From smartphones to the most advanced AI processors, every technological leap has been built on the art of making things smaller; cramming more processing power into an ever shrinking space.
But as Professor Erwin Kessels from the Department of Applied Physics at Eindhoven University of Technology and the current Applied Materials Visiting Chair Professor at NUS told an audience at CDE, technology has now reached the point where smaller isn’t enough.
“Precision at the atomic level is the new frontier,” he said.
Prof Kessels was delivering a public lecture titled “Well Mr Feynman, There Is No More Plenty of Room at the Bottom: Atomic-Scale Processing for Future Chips and Beyond.”
The title referenced Nobel physicist Richard Feynman’s famous 1959 Caltech lecture “There’s Plenty of Room at the Bottom,” in which he imagined a future where scientists could manipulate matter atom by atom.
Decades before such precision was technologically possible, Feynman’s ideas laid the conceptual foundation for a field that is now known as nanotechnology. It was also instrumental in shaping the semiconductor industry’s relentless drive toward miniaturisation.
That process was famously captured in Moore’s Law, the observation proposed in 1965 by Gordon Moore, co-founder of Intel, that the number of transistors on a chip doubles roughly every two years.
“For more than six decades, Moore’s Law has guided chip innovation,” said Prof Kessels. “But now, the ‘plenty of room’ Feynman spoke about has almost been used up.”
Atomic-scale processing
Speaking to an audience of around 200 students, researchers and other guests, he explained how transistors have shrunk to the scale of just a few nanometres, driving the industry into the “Angstrom era”, where even the tiniest structural features demand new materials and techniques.
“We are now in the era of atomic-scale processing,” he said, “where the vision Feynman described more than 60 years ago is finally being realised.”
Among his many roles, Prof Kessels also heads the AtomicLimits blog, an online platform that bridges research and industry perspectives in atomic-scale processing. Through this initiative, he encourages exploration of new frontiers through intelligence, collaboration, and creativity, extending Feynman’s spirit of curiosity into the modern era of atomic precision.

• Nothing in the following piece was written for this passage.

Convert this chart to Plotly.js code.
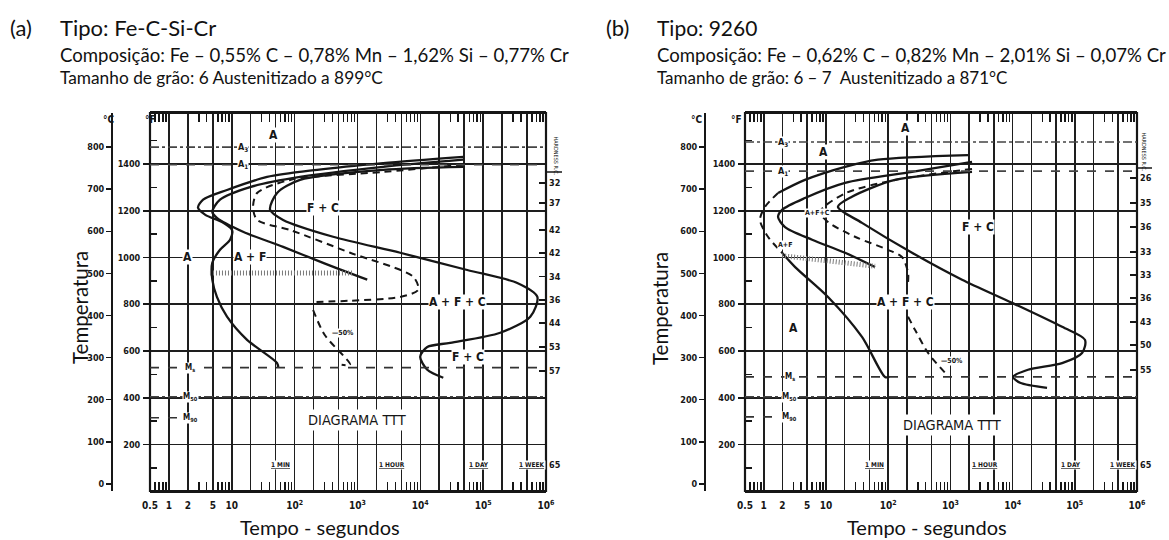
<!DOCTYPE html>
<html><head><meta charset="utf-8">
<script src="https://cdn.plot.ly/plotly-3.0.1.min.js"></script>
<style>html,body{margin:0;padding:0;background:#fff}#chart{width:1169px;height:540px}</style>
</head><body><div id="chart"></div>
<script>
// ---- shared scales ----
const timeTicks = [0.5,1,2,5,10,20,50,100,200,500,1e3,2e3,5e3,1e4,2e4,5e4,1e5,2e5,5e5,1e6];
const timeTickText = ['0.5','1','2','5','10','','','10<sup>2</sup>','','','10<sup>3</sup>','','','10<sup>4</sup>','','','10<sup>5</sup>','','','10<sup>6</sup>'];
const celsiusTicks = [0,100,200,300,400,500,600,700,800];
const fahrenheitTicks = [200,400,600,800,1000,1200,1400];
const fahrenheitMinor = [100,300,500,700,900,1100,1300,1500];
const timeMarks = [60,3600,86400,604800];
const timeMarkText = ['1 MIN','1 HOUR','1 DAY','1 WEEK'];

// ---- (a) Fe-C-Si-Cr ----
const aCritical = {A3:800, A1:758, Ms:276, M50:207, M90:157};
const aStartTime = [48200,2560,228,36.5,8.4,3.5,2.9,3.8,7.0,10.1,9.4,6.5,4.9,4.9,5.8,8.4,17.5,52.6,55];
const aStartTemp = [777,762,746,729,698,675,656,639,622,603,580,556,525,485,444,397,342,287,276];
const aSecondTime = [48200,2560,122,19.6,6.5,4.9,5.8,15.1,65.6,284,1430];
const aSecondTemp = [770,753,729,705,675,646,632,599,563,525,485];
const aHalfTime = [48200,2560,84.7,25.3,21.8,25.3,84.7,765,7710,9270,4790,765,197,null,197,300,765,560];
const aHalfTemp = [758,741,722,691,658,627,603,549,492,461,444,435,432,null,413,354,283,283];
const aFinishTime = [48200,2560,122,52.6,40.7,65.6,410,4790,55800,349000,728000,562000,187000,29900,12900,9960,12900,23200];
const aFinishTemp = [753,746,722,691,651,627,587,549,508,477,444,397,359,335,325,302,271,252];
const aHatchTime = [4.5,853];
const aHatchTemp = [501,501];
const aHardTemp = [715,667,603,549,492,437,382,325,268,45];
const aHardness = ['32','37','42','42','34','36','44','53','57','65'];

// ---- (b) 9260 ----
const bCritical = {A3:812, A1:743, Ms:254, M50:207, M90:159};
const bStartUpperTime = [1920,68.7,20.3,4.6,1.70];
const bStartUpperTemp = [781,770,753,722,691];
const bStartNoseTime = [1.70,1.05,0.87,1.17,1.97];
const bStartNoseTemp = [691,658,627,587,549];
const bStartLowerTime = [1.97,3.2,10.8,38,89,105];
const bStartLowerTemp = [549,515,444,349,254,254];
const bSecondTime = [2230,242,20.3,4.6,1.97,1.70,2.2,6.0,20.3,61.5];
const bSecondTemp = [765,741,715,679,651,634,610,580,549,515];
const bHalfTime = [2230,129,20.3,8.0,10.8,29.3,99.6,167,209,209,null,209,270,438,821];
const bHalfTemp = [748,722,690,646,622,587,556,539,501,480,null,397,366,311,264];
const bFinishTime = [2230,129,26.2,15.6,38,242,1540,9820,62500,146000,131000,62500,17700,10200,13200,35800];
const bFinishTemp = [741,722,682,658,620,549,485,430,373,342,311,287,271,254,240,228];
const bHatchTime = [1.97,61.5];
const bHatchTemp = [542,517];
const bHardTemp = [727,667,610,551,496,442,385,330,271,45];
const bHardness = ['26','35','36','33','33','36','43','50','55','65'];

const W = 1169, H = 540;
const px = x => x / W;
const py = y => 1 - y / H;
const toF = c => c * 1.8 + 32;
const C_RANGE = [-17, 881];
const ink = '#161616';
const axisFont = {family: 'DejaVu Sans Condensed, Liberation Sans Narrow, Arial, sans-serif', size: 9, color: ink, weight: 'bold'};
const labelFont = {family: 'DejaVu Sans Condensed, Liberation Sans, Arial, sans-serif', size: 12, color: ink, weight: 'bold'};
const textFont = {family: 'Lato, Open Sans, sans-serif', color: '#111'};

// small log ticks at 3,4,6,7,8,9 of every decade
const minorTimeTicks = [];
for (let e = -1; e < 6; e++) for (const d of [3,4,6,7,8,9]) {
  const v = d * Math.pow(10, e);
  if (v > 0.5 && v < 1e6) minorTimeTicks.push(v);
}

const traces = [];
const shapes = [];
const annotations = [];

function line(x, y, xa, ya, opts) {
  traces.push(Object.assign({
    type: 'scatter', mode: 'lines', x: x, y: y, xaxis: xa, yaxis: ya,
    line: {color: ink, width: 2.3, shape: 'spline', smoothing: 0.8},
    hoverinfo: 'skip', showlegend: false, connectgaps: false
  }, opts || {}));
}

function panel(p) {
  const xa = p.xa, ya = p.ya;
  const xr = xa === 'x' ? 'x' : 'x2';
  const yr = ya === 'y' ? 'y' : 'y2';
  // curves
  p.curves.forEach(c => line(c.t, c.T, xa, ya, c.dash ? {line: {color: ink, width: 2, dash: '7px,5px', shape: 'spline', smoothing: 0.8}} : {}));
  // hatched band
  line(p.hatchT, p.hatchC, xa, ya, {line: {color: '#7a7a7a', width: 5, dash: '1px,2px'}});
  // border
  shapes.push({type: 'rect', xref: xr + ' domain', yref: yr + ' domain', x0: 0, x1: 1, y0: 0, y1: 1, line: {color: ink, width: 2.2}, layer: 'above'});
  // critical temperatures
  const cr = p.crit;
  shapes.push({type: 'line', xref: xr + ' domain', yref: yr, x0: 0, x1: 1, y0: cr.A3, y1: cr.A3, line: {color: '#444', width: 1.6, dash: 'dashdot'}});
  shapes.push({type: 'line', xref: xr + ' domain', yref: yr, x0: 0, x1: 1, y0: cr.A1, y1: cr.A1, line: {color: '#444', width: 1.6, dash: 'dash'}});
  shapes.push({type: 'line', xref: xr + ' domain', yref: yr, x0: 0, x1: 1, y0: cr.Ms, y1: cr.Ms, line: {color: '#333', width: 1.8, dash: 'dash'}});
  shapes.push({type: 'line', xref: xr + ' domain', yref: yr, x0: 0, x1: 1, y0: cr.M50, y1: cr.M50, line: {color: '#444', width: 1.6, dash: 'dashdot'}});
  shapes.push({type: 'line', xref: xr + ' domain', yref: yr, x0: 0, x1: 0.09, y0: cr.M90, y1: cr.M90, line: {color: '#333', width: 1.6, dash: 'dash'}});
  // region labels: [text, time, temperature, size]
  p.labels.forEach(l => annotations.push({
    xref: xr, yref: yr, x: Math.log10(l[1]), y: l[2], text: l[0], showarrow: false,
    font: Object.assign({}, labelFont, {size: l[3] || 12}), bgcolor: '#fff', borderpad: 0
  }));
  const crLabels = [['M<sub>s</sub>', cr.Ms], ['M<sub>50</sub>', cr.M50], ['M<sub>90</sub>', cr.M90]];
  crLabels.forEach(m => annotations.push({
    xref: xr, yref: yr, x: Math.log10(p.mLabelT), y: m[1], text: m[0], showarrow: false,
    font: Object.assign({}, labelFont, {size: 8}), bgcolor: '#fff', borderpad: 0
  }));
  annotations.push({xref: xr, yref: yr, x: Math.log10(p.a3LabelT), y: cr.A3, text: 'A<sub>3</sub>', showarrow: false, font: Object.assign({}, labelFont, {size: 9}), bgcolor: '#fff', borderpad: 0});
  annotations.push({xref: xr, yref: yr, x: Math.log10(p.a3LabelT), y: cr.A1, text: 'A<sub>1</sub>', showarrow: false, font: Object.assign({}, labelFont, {size: 9}), bgcolor: '#fff', borderpad: 0});
  // time landmarks
  timeMarks.forEach((t, i) => annotations.push({
    xref: xr, yref: yr, x: Math.log10(t), y: 45, text: '<u>' + timeMarkText[i] + '</u>', showarrow: false,
    font: Object.assign({}, axisFont, {size: 6.5}), bgcolor: '#fff', borderpad: 0
  }));
  annotations.push({xref: xr, yref: yr, x: Math.log10(p.ttt[0]), y: p.ttt[1], text: 'DIAGRAMA TTT', showarrow: false,
    font: Object.assign({}, labelFont, {size: 14.5, weight: 'normal'}), bgcolor: '#fff', borderpad: 2});
}

panel({
  xa: 'x', ya: 'y', crit: aCritical, hatchT: aHatchTime, hatchC: aHatchTemp,
  curves: [
    {t: aStartTime, T: aStartTemp}, {t: aSecondTime, T: aSecondTemp},
    {t: aHalfTime, T: aHalfTemp, dash: true}, {t: aFinishTime, T: aFinishTemp}
  ],
  labels: [['A', 45.5, 829], ['F + C', 284, 656], ['A', 2.0, 539], ['A + F', 19.6, 539],
           ['A + F + C', 38700, 432], ['F + C', 58000, 302], ['—50%', 592, 359, 7]],
  mLabelT: 2.2, a3LabelT: 15.1, ttt: [990, 152]
});
panel({
  xa: 'x2', ya: 'y2', crit: bCritical, hatchT: bHatchTime, hatchC: bHatchTemp,
  curves: [
    {t: bStartUpperTime, T: bStartUpperTemp}, {t: bStartNoseTime, T: bStartNoseTemp, dash: true},
    {t: bStartLowerTime, T: bStartLowerTemp}, {t: bSecondTime, T: bSecondTemp},
    {t: bHalfTime, T: bHalfTemp, dash: true}, {t: bFinishTime, T: bFinishTemp}
  ],
  labels: [['A', 187, 846], ['A', 9.3, 789], ['A+F', 2.2, 568, 7], ['A+F+C', 7.2, 644, 7],
           ['F + C', 2790, 610], ['A + F + C', 187, 432], ['A', 2.96, 371], ['—50%', 1060, 292, 7]],
  mLabelT: 2.6, a3LabelT: 2.04, ttt: [1100, 140]
});

// headers and axis titles
const head = (x, y, text, size, xanchor) => annotations.push({
  xref: 'paper', yref: 'paper', x: px(x), y: py(y), text: text, showarrow: false,
  xanchor: xanchor || 'left', yanchor: 'middle', font: Object.assign({}, textFont, {size: size})
});
head(8, 28, '(a)', 22); head(58, 28, 'Tipo: Fe-C-Si-Cr', 22);
head(58, 55, 'Composição: Fe – 0,55% C – 0,78% Mn – 1,62% Si – 0,77% Cr', 18.6);
head(58, 78, 'Tamanho de grão: 6 Austenitizado a 899°C', 17.3);
head(604, 28, '(b)', 22); head(655, 28, 'Tipo: 9260', 21);
head(655, 55, 'Composição: Fe – 0,62% C – 0,82% Mn – 2,01% Si – 0,07% Cr', 18.6);
head(655, 78, 'Tamanho de grão: 6 – 7  Austenitizado a 871°C', 17);
head(320, 527, 'Tempo - segundos', 20, 'center');
head(927, 527, 'Tempo - segundos', 20, 'center');
[[66, 308], [660, 308]].forEach(p => annotations.push({
  xref: 'paper', yref: 'paper', x: px(p[0]), y: py(p[1]), text: 'Temperatura', textangle: -90,
  showarrow: false, font: Object.assign({}, textFont, {size: 20.5})
}));
[[101, 112, '°C'], [143, 112, '°F'], [696, 112, '°C'], [736, 112, '°F']].forEach(a => annotations.push({
  xref: 'paper', yref: 'paper', x: px(a[0]), y: py(a[1]), text: a[2], showarrow: false,
  font: Object.assign({}, axisFont, {size: 10})
}));
// hardness column heading, above its rule
[[555, 134], [1148, 130]].forEach(a => annotations.push({
  xref: 'paper', yref: 'paper', x: px(a[0]), y: py(a[1]), text: 'HARDNESS R.C.', textangle: 90,
  showarrow: false, font: Object.assign({}, axisFont, {size: 5.5, weight: 'normal'})
}));
[[546, 172, 562], [1137, 168, 1152]].forEach(a => shapes.push({
  type: 'line', xref: 'paper', yref: 'paper', x0: px(a[0]), x1: px(a[2]), y0: py(a[1]), y1: py(a[1]), line: {color: ink, width: 1.5}
}));

const yDomain = [py(491), py(113)];
function timeAxis(domain, anchor) {
  return {
    type: 'log', range: [Math.log10(0.5), 6], domain: domain, anchor: anchor,
    tickmode: 'array', tickvals: timeTicks, ticktext: timeTickText, ticks: '',
    showgrid: true, gridcolor: '#1e1e1e', gridwidth: 1.6, zeroline: false,
    showline: true, linecolor: ink, linewidth: 2, mirror: 'allticks',
    tickfont: Object.assign({}, axisFont, {size: 10}), ticklabelstandoff: 4,
    minor: {tickmode: 'array', tickvals: minorTimeTicks, ticks: 'inside', ticklen: 9, tickcolor: ink, tickwidth: 1.4, showgrid: false}
  };
}
function celsiusAxis(pos) {
  return {
    anchor: 'free', position: pos, range: C_RANGE, domain: yDomain, tickmode: 'array', tickvals: celsiusTicks,
    ticks: 'outside', ticklen: 5, tickwidth: 1.5, tickcolor: ink, showgrid: false, zeroline: false,
    showline: true, linecolor: ink, linewidth: 2, tickfont: axisFont
  };
}
function fahrenheitAxis(over, anchor) {
  return {
    overlaying: over, anchor: anchor, side: 'left', range: C_RANGE.map(toF), tickmode: 'array', tickvals: fahrenheitTicks,
    ticks: 'outside', ticklen: 6, tickwidth: 1.8, tickcolor: ink, showgrid: true, gridcolor: '#1e1e1e', gridwidth: 1.6,
    zeroline: false, showline: false, tickfont: axisFont, ticklabelstandoff: 1,
    minor: {tickmode: 'array', tickvals: fahrenheitMinor, ticks: 'inside', ticklen: 7, tickwidth: 1.4, tickcolor: ink, showgrid: false}
  };
}
function hardnessAxis(over, anchor, temps, vals) {
  return {
    overlaying: over, anchor: anchor, side: 'right', range: C_RANGE, tickmode: 'array', tickvals: temps, ticktext: vals,
    ticks: 'inside', ticklen: 7, tickwidth: 1.5, tickcolor: ink, showgrid: false, zeroline: false, showline: false,
    tickfont: axisFont, ticklabelstandoff: 2
  };
}

const layout = {
  width: W, height: H, margin: {l: 0, r: 0, t: 0, b: 0}, paper_bgcolor: '#fff', plot_bgcolor: '#fff',
  showlegend: false,
  xaxis: timeAxis([px(150), px(546)], 'y'),
  xaxis2: timeAxis([px(745), px(1137)], 'y2'),
  yaxis: celsiusAxis(px(112)),
  yaxis2: celsiusAxis(px(705)),
  yaxis3: fahrenheitAxis('y', 'x'),
  yaxis4: fahrenheitAxis('y2', 'x2'),
  yaxis5: hardnessAxis('y', 'x', aHardTemp, aHardness),
  yaxis6: hardnessAxis('y2', 'x2', bHardTemp, bHardness),
  shapes: shapes, annotations: annotations
};
// empty traces so the overlaid scales are drawn
['y3', 'y4', 'y5', 'y6'].forEach((ya, i) => traces.push({
  type: 'scatter', mode: 'lines', x: [], y: [], xaxis: i % 2 ? 'x2' : 'x', yaxis: ya, showlegend: false, hoverinfo: 'skip'
}));
Plotly.newPlot('chart', traces, layout, {staticPlot: true, displayModeBar: false});
</script>
</body></html>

In the lecture, Prof Kessels outlined how extreme ultraviolet (EUV) lithography, one of the most complex manufacturing technologies ever developed, now enables chipmakers to define features at the smallest possible scales. The technology relies on a process so intricate, he said, that the resulting lithography machines are the most complex mechanical systems on Earth.
“These tools are crazy, what they can do,” he told the audience.
Three-dimensional architectures
Complementing these advances are methods known as atomic layer deposition (ALD) and atomic layer etching (ALE) that add or remove material one atomic layer at a time. These provide the control needed to build highly intricate three-dimensional architectures for next-generation logic and memory chips.
ALD and ALE techniques are the core technologies used to develop the next generation of materials for the semiconductor industry under the Applied Materials-NUS Advanced Materials Corporate Lab.
Among the latest emerging techniques, Prof Kessels pointed to the growing importance of area-selective ALD which enables materials to form only where they are needed. By chemically controlling surfaces to encourage or block growth, this “bottom-up” approach could reduce reliance on complex lithography steps, cut manufacturing costs, and further improve precision at the nanoscale.
“It’s about growing material with atomic precision only at the right place,” Prof Kessels said, presenting an engaging short video using LEGO bricks to help visualise the technique.
While atomic-scale processing has become essential to semiconductor fabrication, he also pointed to the growing use of ALD and ALE in other fields such as solar cell design and materials for new generations of batteries. “We’re seeing the same principles that transformed microelectronics being applied to energy conversion, storage, and even emerging quantum systems,” Prof Kessels said.
In other recent developments, Prof Kessels highlighted the move toward AI-driven materials discovery, where machine learning could accelerate the development of new fabrication processes, integrating AI with atomic-scale processing workflows. “Intelligent design will help us discover new materials and optimise how we make them,” he said.
Concluding his lecture, Prof Kessels reflected on the enduring influence of Feynman’s ideas.
“Although we are running out of physical room at the bottom, there is still plenty of room at the intelligent scale, as we keep developing ingenious ways of making things.”
Held on October 15, 2025, Prof Kessels’ lecture was part of the Applied Materials (AMAT) Visiting Chair Professorship at NUS. The professorship brings global academic leaders to the AMAT-NUS Advanced Materials Corporate Lab, hosted at CDE, to collaborate and connect with experts across Singapore's semiconductor ecosystem.